OBJECTIVE — Your copy of the material must match it exactly, except that pictures are dropped.

SUPPLIED INFORMATION —
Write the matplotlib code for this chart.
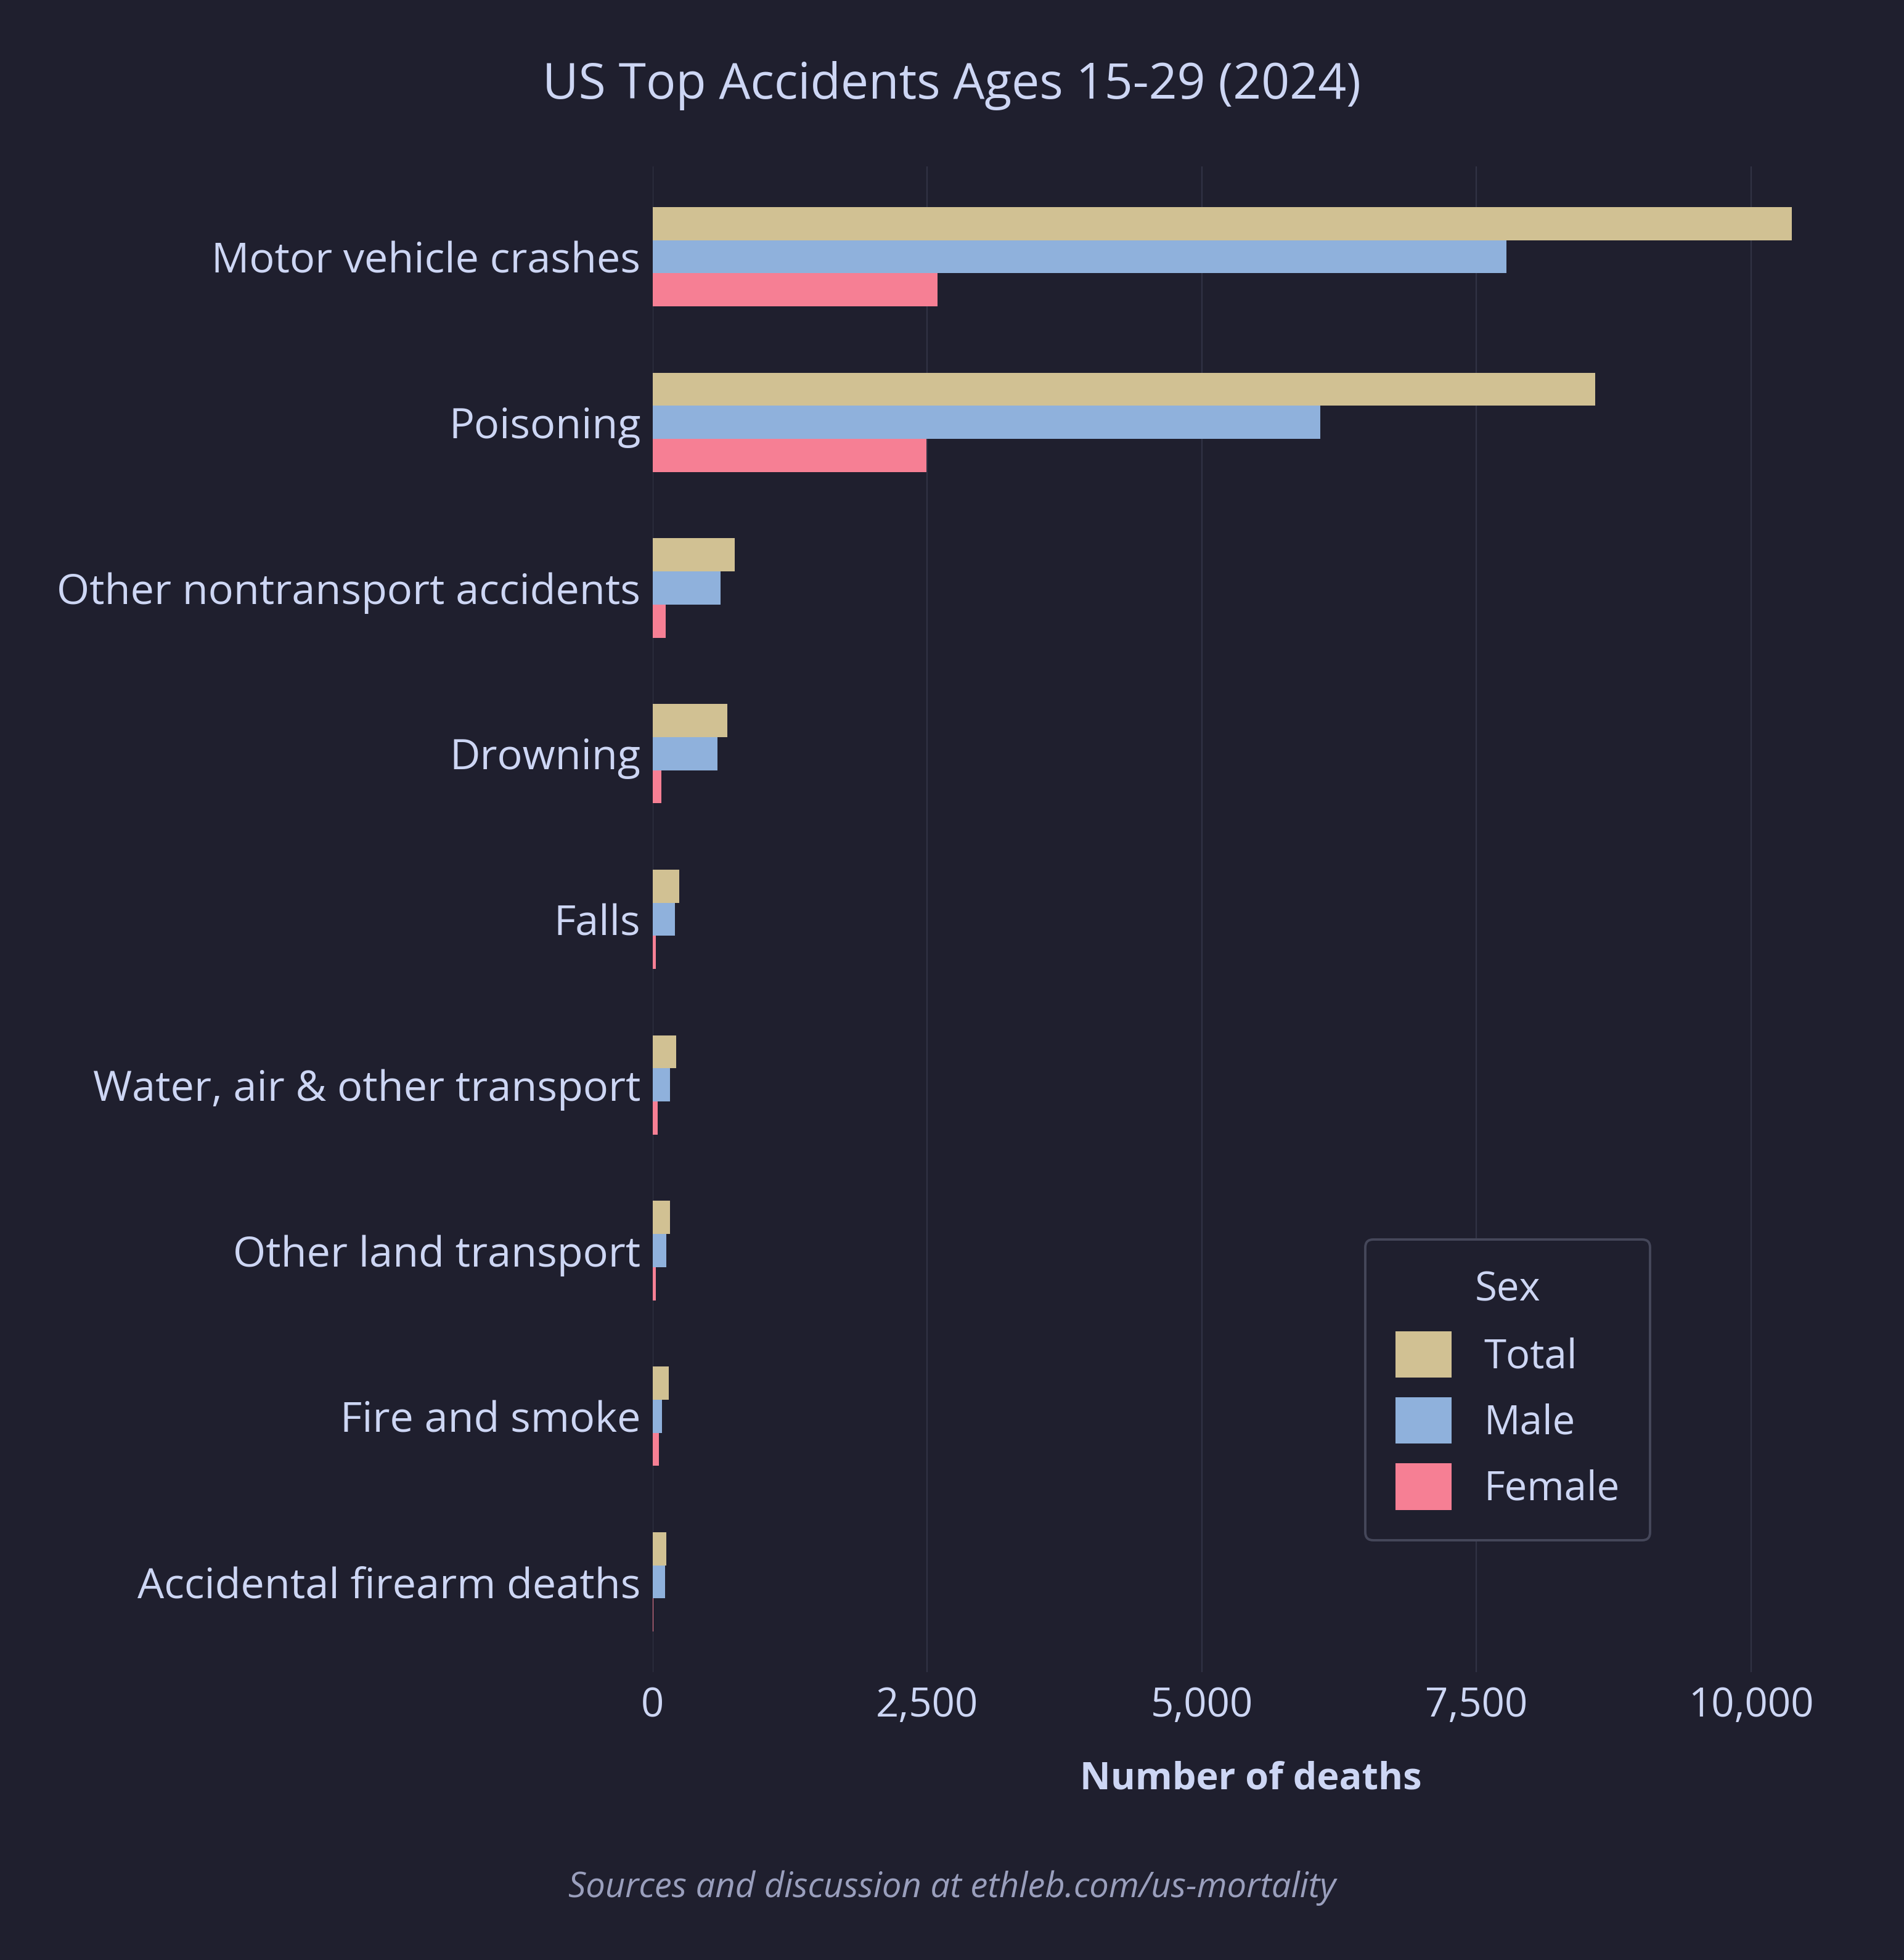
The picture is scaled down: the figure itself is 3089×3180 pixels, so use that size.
import numpy as np
import matplotlib
matplotlib.use('Agg')
import matplotlib.pyplot as plt
from matplotlib.ticker import FuncFormatter

# valores
causas = ['Motor vehicle crashes', 'Poisoning', 'Other nontransport accidents',
          'Drowning', 'Falls', 'Water, air & other transport',
          'Other land transport', 'Fire and smoke', 'Accidental firearm deaths']
total = [10370, 8580, 745, 680, 241, 213, 157, 146, 123]
homens = [7775, 6080, 617, 589, 202, 157, 123, 84, 112]
mulheres = [2591, 2492, 118, 79, 28, 45, 28, 56, 6]
series = ['Total', 'Male', 'Female']

fundo = '#1f1f2e'
texto = '#cdd6f4'
cores = ['#d1c193', '#8fb1dc', '#f67f94']

plt.rcParams['font.family'] = ['Open Sans', 'DejaVu Sans']

fig = plt.figure(figsize=(15.445, 15.9), dpi=200, facecolor=fundo)
ax = fig.add_axes([0.3428, 0.1469, 0.9709 - 0.3428, 0.9151 - 0.1469])
ax.set_facecolor(fundo)

indice = np.arange(len(causas))
bar_alt = 0.2
for i, (vals, nome) in enumerate(zip([total, homens, mulheres], series)):
    ax.barh(indice + (i - 1) * bar_alt, vals, bar_alt, color=cores[i], label=nome, zorder=3)

ax.set_ylim(len(causas) - 1 + 0.545, -0.545)
ax.set_xlim(0, max(total) * 1.05)
ax.set_xticks([0, 2500, 5000, 7500, 10000])
ax.xaxis.set_major_formatter(FuncFormatter(lambda v, p: f'{int(v):,}'))
ax.set_yticks(indice)
ax.set_yticklabels(causas)
ax.grid(axis='x', color='#313244', linewidth=0.8, zorder=0)
ax.grid(axis='y', visible=False)
for s in ax.spines.values():
    s.set_visible(False)
ax.tick_params(axis='both', length=0, labelsize=23.5, colors=texto)
ax.tick_params(axis='y', pad=7, labelsize=24.6)
ax.tick_params(axis='x', pad=8)
ax.set_xlabel('Number of deaths', fontsize=22, fontweight='bold', color=texto, labelpad=20)

leg = ax.legend(title='Sex', loc='lower right', bbox_to_anchor=(0.8666, 0.2142),
                bbox_transform=fig.transFigure, borderaxespad=0, fontsize=23.5,
                title_fontsize=23.5, handlelength=1.4, handleheight=1.40,
                labelspacing=0.49, handletextpad=0.8, borderpad=0.75,
                frameon=True, fancybox=True, facecolor=fundo, edgecolor='#45475a',
                framealpha=1)
leg.get_frame().set_linewidth(1.4)
leg.get_title().set_color(texto)
leg._legend_box.sep = 12
for t in leg.get_texts():
    t.set_color(texto)

fig.text(0.5, 1 - 160 / 3180, 'US Top Accidents Ages 15-29 (2024)', ha='center',
         va='baseline', fontsize=29, color=texto)
fig.text(0.5, 1 - 3078 / 3180, 'Sources and discussion at ethleb.com/us-mortality',
         ha='center', va='baseline', fontsize=20.2, style='italic', color='#9a9fbd')

fig.savefig('out.png', dpi=200, facecolor=fundo)
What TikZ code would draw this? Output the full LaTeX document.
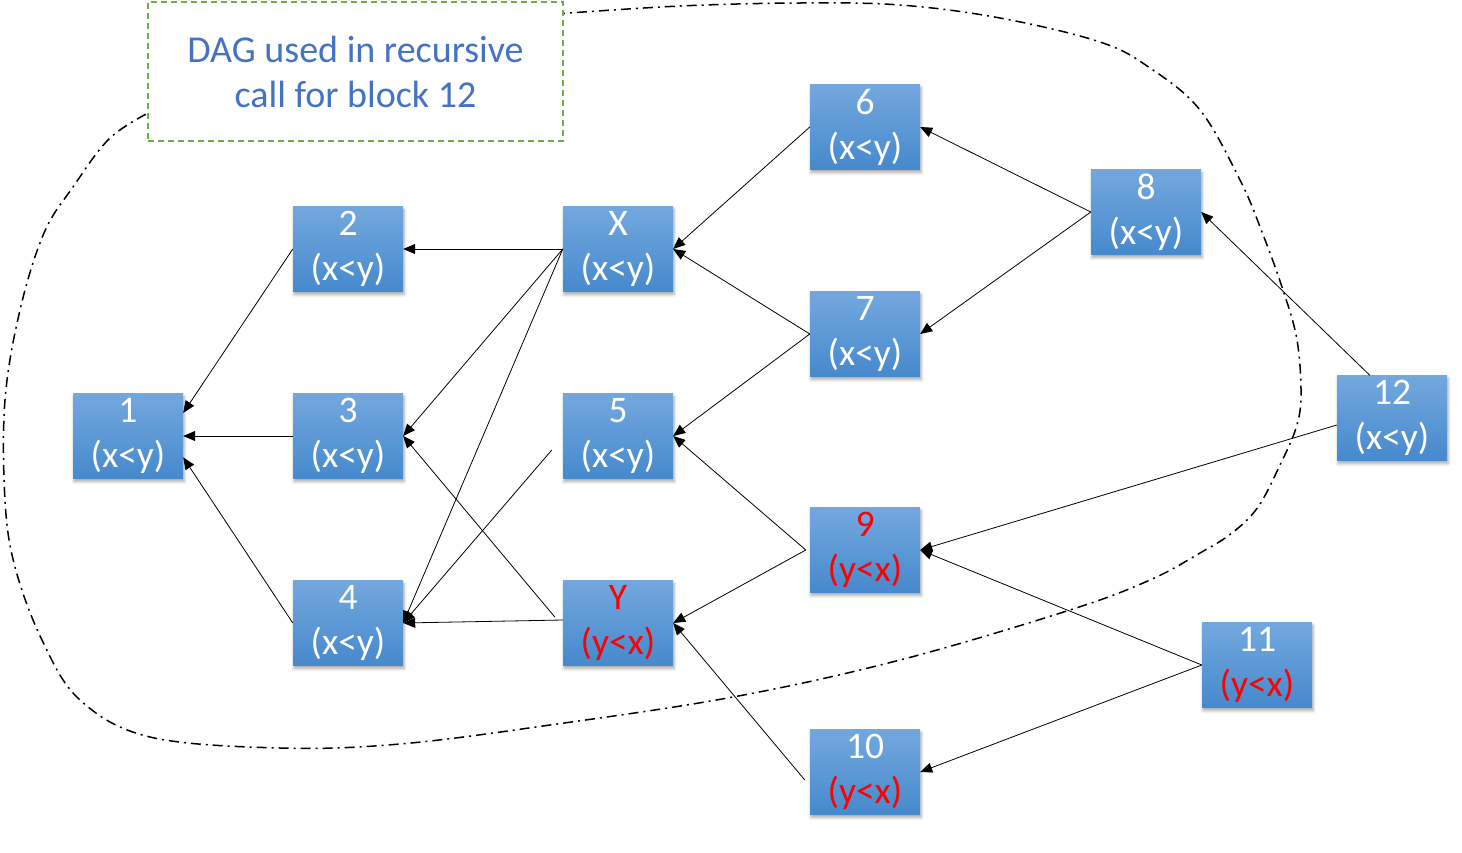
\documentclass[tikz,border=0pt]{standalone}
\usepackage{fontspec}
\setmainfont{Carlito}
\usetikzlibrary{arrows.meta,calc,shadows.blur}
\definecolor{btop}{RGB}{115,168,222}
\definecolor{bbot}{RGB}{70,137,205}
\definecolor{lblue}{RGB}{68,114,196}
\definecolor{lgreen}{RGB}{112,173,71}
\begin{document}
\begin{tikzpicture}[x=1pt,y=-1pt,
  blk/.style={rectangle, minimum width=110pt, minimum height=85pt, inner sep=0pt,
    top color=btop, bottom color=bbot, draw=none, text=white, align=center,
    font=\fontsize{37.5}{45}\selectfont,
    blur shadow={shadow xshift=1pt, shadow yshift=-3pt, shadow blur radius=3pt, shadow opacity=35}},
  edge/.style={-{Triangle[length=12pt,width=10pt]}, line width=0.8pt, black},
  hull/.style={line width=1.5pt, dash pattern=on 10pt off 5pt on 2pt off 5pt},
  lbl/.style={rectangle, draw=lgreen, line width=1.4pt, dash pattern=on 6pt off 4pt,
    fill=white, minimum width=415pt, minimum height=139pt, text=lblue, align=center,
    font=\fontsize{38}{45}\selectfont}]
\useasboundingbox (0,0) rectangle (1462,852);

% enclosing curve
\draw[hull] plot[smooth, tension=0.6] coordinates {
  (555,14) (680,6) (800,3) (900,5) (1000,18) (1100,42) (1150,68) (1200,110)
  (1240,180) (1262,232) (1283,290) (1297,340) (1301,395) (1296,428) (1280,465)
  (1258,507) (1232,533) (1200,553) (1150,580) (1070,610) (900,660) (733,697)
  (550,725) (400,744) (280,748) (150,737) (80,700) (42,640) (15,567) (5,500)
  (5,400) (20,310) (44,233) (73,187) (110,138) (152,111)};

\node[lbl] (lab) at (355.5,71.5) {DAG used in recursive\\call for block 12};

% blocks
\node[blk] (n1) at (128,436) {1\\(x<y)};
\node[blk] (n2) at (348,249) {2\\(x<y)};
\node[blk] (n3) at (348,436) {3\\(x<y)};
\node[blk] (n4) at (348,623) {4\\(x<y)};
\node[blk] (nX) at (618,249) {X\\(x<y)};
\node[blk] (n5) at (618,436) {5\\(x<y)};
\node[blk, text=red] (nY) at (618,623) {Y\\(y<x)};
\node[blk] (n6) at (865,127) {6\\(x<y)};
\node[blk] (n7) at (865,334) {7\\(x<y)};
\node[blk] (n8) at (1146,212) {8\\(x<y)};
\node[blk, text=red] (n9) at (865,550) {9\\(y<x)};
\node[blk] (n10) at (865,772) {10\\\textcolor{red}{(y<x)}};
\node[blk] (n11) at (1257,665) {11\\\textcolor{red}{(y<x)}};
\node[blk] (n12) at (1392,418) {12\\(x<y)};

% connectors
\draw[edge] (n2.west) -- ($(n1.north east)!0.23!(n1.south east)$);
\draw[edge] (n3.west) -- (n1.east);
\draw[edge] (n4.west) -- ($(n1.north east)!0.75!(n1.south east)$);
\draw[edge] (nX.west) -- (n2.east);
\draw[edge] (nX.west) -- (n3.east);
\draw[edge] (nX.west) -- (n4.east);
\draw[edge] ($(n5.west)+(-11,14)$) -- (n4.east);
\draw[edge] ($(nY.west)+(0,-3)$) -- (n4.east);
\draw[edge] ($(nY.west)+(-8,-6)$) -- (n3.east);
\draw[edge] (n6.west) -- (nX.east);
\draw[edge] (n7.west) -- (nX.east);
\draw[edge] (n7.west) -- (n5.east);
\draw[edge] (n8.west) -- (n6.east);
\draw[edge] (n8.west) -- (n7.east);
\draw[edge] ($(n12.north west)+(33,0)$) -- (n8.east);
\draw[edge] ($(n12.west)+(0,7)$) -- (n9.east);
\draw[edge] ($(n9.west)+(-4,0)$) -- (n5.east);
\draw[edge] ($(n9.west)+(-4,0)$) -- (nY.east);
\draw[edge] (n11.west) -- (n9.east);
\draw[edge] (n11.west) -- (n10.east);
\draw[edge] ($(n10.west)+(-5,8)$) -- (nY.east);
\end{tikzpicture}
\end{document}
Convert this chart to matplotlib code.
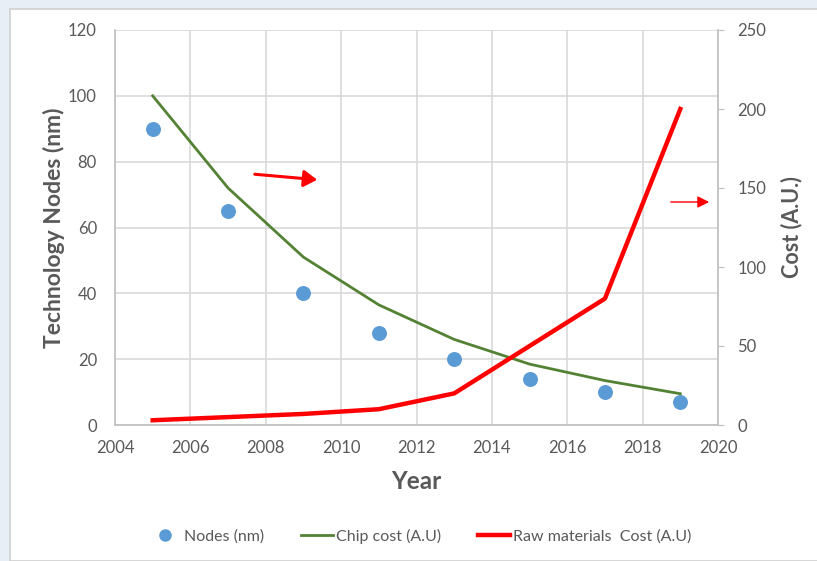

IN RESPONSE —
Write the matplotlib code for this chart.
The picture is scaled down: the figure itself is 3089×3180 pixels, so use that size.
import numpy as np
import matplotlib
matplotlib.use('Agg')
import matplotlib.pyplot as plt
from matplotlib.ticker import FuncFormatter

# valores
causas = ['Motor vehicle crashes', 'Poisoning', 'Other nontransport accidents',
          'Drowning', 'Falls', 'Water, air & other transport',
          'Other land transport', 'Fire and smoke', 'Accidental firearm deaths']
total = [10370, 8580, 745, 680, 241, 213, 157, 146, 123]
homens = [7775, 6080, 617, 589, 202, 157, 123, 84, 112]
mulheres = [2591, 2492, 118, 79, 28, 45, 28, 56, 6]
series = ['Total', 'Male', 'Female']

fundo = '#1f1f2e'
texto = '#cdd6f4'
cores = ['#d1c193', '#8fb1dc', '#f67f94']

plt.rcParams['font.family'] = ['Open Sans', 'DejaVu Sans']

fig = plt.figure(figsize=(15.445, 15.9), dpi=200, facecolor=fundo)
ax = fig.add_axes([0.3428, 0.1469, 0.9709 - 0.3428, 0.9151 - 0.1469])
ax.set_facecolor(fundo)

indice = np.arange(len(causas))
bar_alt = 0.2
for i, (vals, nome) in enumerate(zip([total, homens, mulheres], series)):
    ax.barh(indice + (i - 1) * bar_alt, vals, bar_alt, color=cores[i], label=nome, zorder=3)

ax.set_ylim(len(causas) - 1 + 0.545, -0.545)
ax.set_xlim(0, max(total) * 1.05)
ax.set_xticks([0, 2500, 5000, 7500, 10000])
ax.xaxis.set_major_formatter(FuncFormatter(lambda v, p: f'{int(v):,}'))
ax.set_yticks(indice)
ax.set_yticklabels(causas)
ax.grid(axis='x', color='#313244', linewidth=0.8, zorder=0)
ax.grid(axis='y', visible=False)
for s in ax.spines.values():
    s.set_visible(False)
ax.tick_params(axis='both', length=0, labelsize=23.5, colors=texto)
ax.tick_params(axis='y', pad=7, labelsize=24.6)
ax.tick_params(axis='x', pad=8)
ax.set_xlabel('Number of deaths', fontsize=22, fontweight='bold', color=texto, labelpad=20)

leg = ax.legend(title='Sex', loc='lower right', bbox_to_anchor=(0.8666, 0.2142),
                bbox_transform=fig.transFigure, borderaxespad=0, fontsize=23.5,
                title_fontsize=23.5, handlelength=1.4, handleheight=1.40,
                labelspacing=0.49, handletextpad=0.8, borderpad=0.75,
                frameon=True, fancybox=True, facecolor=fundo, edgecolor='#45475a',
                framealpha=1)
leg.get_frame().set_linewidth(1.4)
leg.get_title().set_color(texto)
leg._legend_box.sep = 12
for t in leg.get_texts():
    t.set_color(texto)

fig.text(0.5, 1 - 160 / 3180, 'US Top Accidents Ages 15-29 (2024)', ha='center',
         va='baseline', fontsize=29, color=texto)
fig.text(0.5, 1 - 3078 / 3180, 'Sources and discussion at ethleb.com/us-mortality',
         ha='center', va='baseline', fontsize=20.2, style='italic', color='#9a9fbd')

fig.savefig('out.png', dpi=200, facecolor=fundo)
What TikZ code would draw this? Output the full LaTeX document.
\documentclass[tikz,border=0pt]{standalone}
\usepackage{fontspec}
\setmainfont{Carlito}
\usetikzlibrary{arrows.meta,calc,shadows.blur}
\definecolor{btop}{RGB}{115,168,222}
\definecolor{bbot}{RGB}{70,137,205}
\definecolor{lblue}{RGB}{68,114,196}
\definecolor{lgreen}{RGB}{112,173,71}
\begin{document}
\begin{tikzpicture}[x=1pt,y=-1pt,
  blk/.style={rectangle, minimum width=110pt, minimum height=85pt, inner sep=0pt,
    top color=btop, bottom color=bbot, draw=none, text=white, align=center,
    font=\fontsize{37.5}{45}\selectfont,
    blur shadow={shadow xshift=1pt, shadow yshift=-3pt, shadow blur radius=3pt, shadow opacity=35}},
  edge/.style={-{Triangle[length=12pt,width=10pt]}, line width=0.8pt, black},
  hull/.style={line width=1.5pt, dash pattern=on 10pt off 5pt on 2pt off 5pt},
  lbl/.style={rectangle, draw=lgreen, line width=1.4pt, dash pattern=on 6pt off 4pt,
    fill=white, minimum width=415pt, minimum height=139pt, text=lblue, align=center,
    font=\fontsize{38}{45}\selectfont}]
\useasboundingbox (0,0) rectangle (1462,852);

% enclosing curve
\draw[hull] plot[smooth, tension=0.6] coordinates {
  (555,14) (680,6) (800,3) (900,5) (1000,18) (1100,42) (1150,68) (1200,110)
  (1240,180) (1262,232) (1283,290) (1297,340) (1301,395) (1296,428) (1280,465)
  (1258,507) (1232,533) (1200,553) (1150,580) (1070,610) (900,660) (733,697)
  (550,725) (400,744) (280,748) (150,737) (80,700) (42,640) (15,567) (5,500)
  (5,400) (20,310) (44,233) (73,187) (110,138) (152,111)};

\node[lbl] (lab) at (355.5,71.5) {DAG used in recursive\\call for block 12};

% blocks
\node[blk] (n1) at (128,436) {1\\(x<y)};
\node[blk] (n2) at (348,249) {2\\(x<y)};
\node[blk] (n3) at (348,436) {3\\(x<y)};
\node[blk] (n4) at (348,623) {4\\(x<y)};
\node[blk] (nX) at (618,249) {X\\(x<y)};
\node[blk] (n5) at (618,436) {5\\(x<y)};
\node[blk, text=red] (nY) at (618,623) {Y\\(y<x)};
\node[blk] (n6) at (865,127) {6\\(x<y)};
\node[blk] (n7) at (865,334) {7\\(x<y)};
\node[blk] (n8) at (1146,212) {8\\(x<y)};
\node[blk, text=red] (n9) at (865,550) {9\\(y<x)};
\node[blk] (n10) at (865,772) {10\\\textcolor{red}{(y<x)}};
\node[blk] (n11) at (1257,665) {11\\\textcolor{red}{(y<x)}};
\node[blk] (n12) at (1392,418) {12\\(x<y)};

% connectors
\draw[edge] (n2.west) -- ($(n1.north east)!0.23!(n1.south east)$);
\draw[edge] (n3.west) -- (n1.east);
\draw[edge] (n4.west) -- ($(n1.north east)!0.75!(n1.south east)$);
\draw[edge] (nX.west) -- (n2.east);
\draw[edge] (nX.west) -- (n3.east);
\draw[edge] (nX.west) -- (n4.east);
\draw[edge] ($(n5.west)+(-11,14)$) -- (n4.east);
\draw[edge] ($(nY.west)+(0,-3)$) -- (n4.east);
\draw[edge] ($(nY.west)+(-8,-6)$) -- (n3.east);
\draw[edge] (n6.west) -- (nX.east);
\draw[edge] (n7.west) -- (nX.east);
\draw[edge] (n7.west) -- (n5.east);
\draw[edge] (n8.west) -- (n6.east);
\draw[edge] (n8.west) -- (n7.east);
\draw[edge] ($(n12.north west)+(33,0)$) -- (n8.east);
\draw[edge] ($(n12.west)+(0,7)$) -- (n9.east);
\draw[edge] ($(n9.west)+(-4,0)$) -- (n5.east);
\draw[edge] ($(n9.west)+(-4,0)$) -- (nY.east);
\draw[edge] (n11.west) -- (n9.east);
\draw[edge] (n11.west) -- (n10.east);
\draw[edge] ($(n10.west)+(-5,8)$) -- (nY.east);
\end{tikzpicture}
\end{document}
Convert this chart to matplotlib code.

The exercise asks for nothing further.